Nevertheless, Foles refused to be interviewed by Bissinger, who took that as an insult and turned his story on Foles into an attack on his apparent lack of swagger.
Particularly since Foles is the New Face of Philadelphia Sports in a sports-mad town, the newest promise to the Promised Land in the post-Donovan McNabb era. Is he capable of leading the Eagles to the Super Bowl one day? Was the 2013 season aberrant? How will he handle the pressure? Fans need to try to figure out what ticks inside him to remotely know any of the answers.
Instead, what has emerged is a one-dimensional choirboy caricature reflective of a player and a team and a league terrified of individuality. Foles is selling himself, and being sold by the born-again Eagles, as the anti-DeSean: contrite, non-charismatic, cautious, churchgoing, Caucasian. The perfect poster boy for Eagles owner Jeffrey Lurie and commissioner Roger Goodell’s vision of a new NFL theme park where players have no discernible personality and the Twitter account is laced with Glories to God.
So maybe Nick Foles doesn’t have the edge of Peyton Manning. Or the come-from-behind fearlessness of Tom Brady. Or the gravitas of Drew Brees. Or the feet of Russell Wilson, or Colin Kaepernick, or …

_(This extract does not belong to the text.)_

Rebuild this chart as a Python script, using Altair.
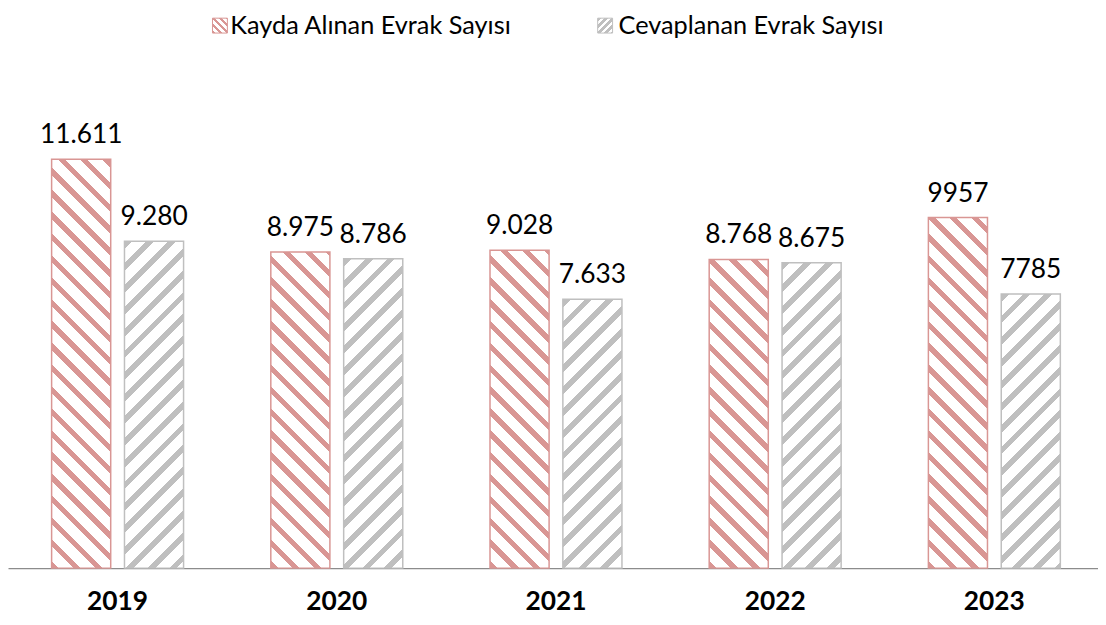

He carries with him the fragility embedded into everything. The dividing line you never know. It’s something that no championship ring can ever teach him and few NFL players truly understand, clinging to their careers long after they’re over.
“He has remained true to his natural person,” Matt Nader says, “and that goes to show you how strong of a kid he is.”
But unless he stops being chickenshit and goes into the middle, he will never guide the Eagles to the place that only tantalizes us. We are tired, Nick. We are already dependent on you. So man up to be the man.
Unbelievable, isn't it? The Pulitzer Prize-winning journalist actually calls Foles "chickenshit". Are you kidding me? You don't have to read much more into the article (which Bissinger interviews many friends and acquaintances of the Foles family) to realize this is clearly all personal for Buzz. So Nick Foles came from a rich family, he doesn't like to drink a lot, he's a team guy not a me guy, and he concentrates on football. So what? The NFL has plenty of swagger type players and personalities, and the Eagles have had their share of them in the past (T.O, DeSean Jackson, and now Shady). I find it sort of refreshing that Foles is an "aw shucks" kind of guy because I don't think it's an act, and I believe he's genuine. It's clear Bissinger, who's used to writing stories uncovering scandals and corruption, found that the same couldn't be done with a Foles story, because he is, in fact, just plain old Nick Foles, used this opportunity to rip him for being boring just for the sake of it. While I agree with the notion that Foles could use a bit more swagger, there's no reason to attack a guy simply for who he is, just because it's not that interesting. I'd expect better from a Pultizer Prize-winning (something Buzz would gladly tell you) journalist.
P.S. Hey Buzz, telling Foles to "man up" is funny coming from you, a man who has admitted to having a Gucci shopping addiction. Why don't you man up and shop like a man....man.